Exercise instructions:
The lines from the top of the material below through the line containing "const lpRangeTotal = [12.9, 183.7];" are to be printed exactly, with pictures omitted.

#### Information provided

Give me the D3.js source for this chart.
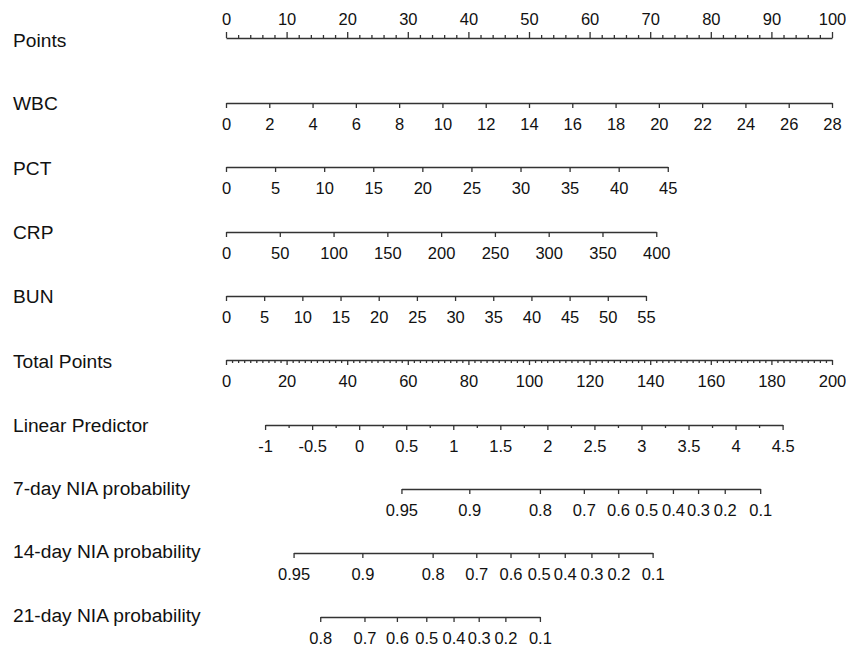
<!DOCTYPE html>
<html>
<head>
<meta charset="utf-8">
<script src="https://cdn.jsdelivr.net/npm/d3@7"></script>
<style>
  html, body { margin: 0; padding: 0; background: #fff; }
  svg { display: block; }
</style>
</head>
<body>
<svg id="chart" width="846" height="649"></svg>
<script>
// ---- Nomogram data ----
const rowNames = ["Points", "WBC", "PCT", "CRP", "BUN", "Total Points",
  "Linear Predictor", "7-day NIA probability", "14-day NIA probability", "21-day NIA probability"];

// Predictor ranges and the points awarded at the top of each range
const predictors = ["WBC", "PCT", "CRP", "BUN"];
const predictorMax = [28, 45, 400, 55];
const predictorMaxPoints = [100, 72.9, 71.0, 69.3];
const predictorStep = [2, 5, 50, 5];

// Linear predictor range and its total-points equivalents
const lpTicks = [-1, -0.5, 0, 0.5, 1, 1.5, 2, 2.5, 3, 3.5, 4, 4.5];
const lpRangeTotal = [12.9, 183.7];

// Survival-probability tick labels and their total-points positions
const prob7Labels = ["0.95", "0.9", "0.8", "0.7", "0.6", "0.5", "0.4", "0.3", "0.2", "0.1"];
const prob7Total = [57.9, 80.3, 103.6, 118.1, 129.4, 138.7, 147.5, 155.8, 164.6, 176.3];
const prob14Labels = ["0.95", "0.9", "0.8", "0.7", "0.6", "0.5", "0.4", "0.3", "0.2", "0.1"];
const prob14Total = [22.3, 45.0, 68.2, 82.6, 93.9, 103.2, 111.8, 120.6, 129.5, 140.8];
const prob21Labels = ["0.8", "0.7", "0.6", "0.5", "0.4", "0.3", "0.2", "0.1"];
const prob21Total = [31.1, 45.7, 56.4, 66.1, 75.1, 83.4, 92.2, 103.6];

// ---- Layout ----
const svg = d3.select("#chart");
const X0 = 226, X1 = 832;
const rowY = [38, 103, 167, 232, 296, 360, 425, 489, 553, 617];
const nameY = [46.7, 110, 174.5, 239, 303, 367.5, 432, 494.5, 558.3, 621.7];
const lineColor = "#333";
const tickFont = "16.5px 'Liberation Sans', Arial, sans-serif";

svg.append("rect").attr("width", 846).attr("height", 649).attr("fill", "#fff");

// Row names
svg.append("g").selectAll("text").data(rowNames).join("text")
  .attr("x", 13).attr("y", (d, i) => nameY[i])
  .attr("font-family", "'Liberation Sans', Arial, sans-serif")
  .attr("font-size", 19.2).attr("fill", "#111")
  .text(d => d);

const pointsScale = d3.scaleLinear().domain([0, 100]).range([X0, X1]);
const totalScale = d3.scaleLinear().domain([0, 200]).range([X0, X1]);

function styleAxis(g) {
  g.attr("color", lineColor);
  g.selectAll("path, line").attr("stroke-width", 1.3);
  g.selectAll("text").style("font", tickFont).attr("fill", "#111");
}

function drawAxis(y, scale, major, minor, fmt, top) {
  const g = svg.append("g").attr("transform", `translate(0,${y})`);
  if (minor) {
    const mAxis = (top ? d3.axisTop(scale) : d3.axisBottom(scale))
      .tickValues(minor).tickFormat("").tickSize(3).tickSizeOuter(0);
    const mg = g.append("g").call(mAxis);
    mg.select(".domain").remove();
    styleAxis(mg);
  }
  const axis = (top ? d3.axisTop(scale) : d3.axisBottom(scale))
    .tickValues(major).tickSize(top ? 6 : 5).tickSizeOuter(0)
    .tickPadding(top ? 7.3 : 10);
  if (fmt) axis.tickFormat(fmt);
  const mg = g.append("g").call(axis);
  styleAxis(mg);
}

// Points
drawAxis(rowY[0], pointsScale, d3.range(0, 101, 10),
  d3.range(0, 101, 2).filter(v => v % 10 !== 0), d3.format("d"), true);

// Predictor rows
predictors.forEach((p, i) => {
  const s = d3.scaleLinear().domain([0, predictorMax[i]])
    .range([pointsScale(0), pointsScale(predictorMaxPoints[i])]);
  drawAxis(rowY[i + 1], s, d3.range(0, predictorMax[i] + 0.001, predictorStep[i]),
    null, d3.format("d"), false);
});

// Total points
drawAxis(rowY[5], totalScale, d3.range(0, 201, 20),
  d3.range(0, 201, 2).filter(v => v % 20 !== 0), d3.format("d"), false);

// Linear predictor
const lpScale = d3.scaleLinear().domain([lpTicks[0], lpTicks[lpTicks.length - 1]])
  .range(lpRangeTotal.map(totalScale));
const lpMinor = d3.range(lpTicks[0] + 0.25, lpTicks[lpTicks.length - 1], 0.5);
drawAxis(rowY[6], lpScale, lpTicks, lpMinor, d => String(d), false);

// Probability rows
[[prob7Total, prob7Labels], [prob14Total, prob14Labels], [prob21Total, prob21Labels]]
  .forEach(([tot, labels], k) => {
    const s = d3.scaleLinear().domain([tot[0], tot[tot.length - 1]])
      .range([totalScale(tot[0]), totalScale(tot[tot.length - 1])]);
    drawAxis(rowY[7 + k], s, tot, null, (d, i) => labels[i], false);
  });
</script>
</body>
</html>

########

Written answer:
Give me the D3.js source for this chart.
<!DOCTYPE html>
<html>
<head>
<meta charset="utf-8">
<script src="https://cdn.jsdelivr.net/npm/d3@7"></script>
<style>
  html, body { margin: 0; padding: 0; background: #fff; }
  svg { display: block; }
</style>
</head>
<body>
<svg id="chart" width="846" height="649"></svg>
<script>
// ---- Nomogram data ----
const rowNames = ["Points", "WBC", "PCT", "CRP", "BUN", "Total Points",
  "Linear Predictor", "7-day NIA probability", "14-day NIA probability", "21-day NIA probability"];

// Predictor ranges and the points awarded at the top of each range
const predictors = ["WBC", "PCT", "CRP", "BUN"];
const predictorMax = [28, 45, 400, 55];
const predictorMaxPoints = [100, 72.9, 71.0, 69.3];
const predictorStep = [2, 5, 50, 5];

// Linear predictor range and its total-points equivalents
const lpTicks = [-1, -0.5, 0, 0.5, 1, 1.5, 2, 2.5, 3, 3.5, 4, 4.5];
const lpRangeTotal = [12.9, 183.7];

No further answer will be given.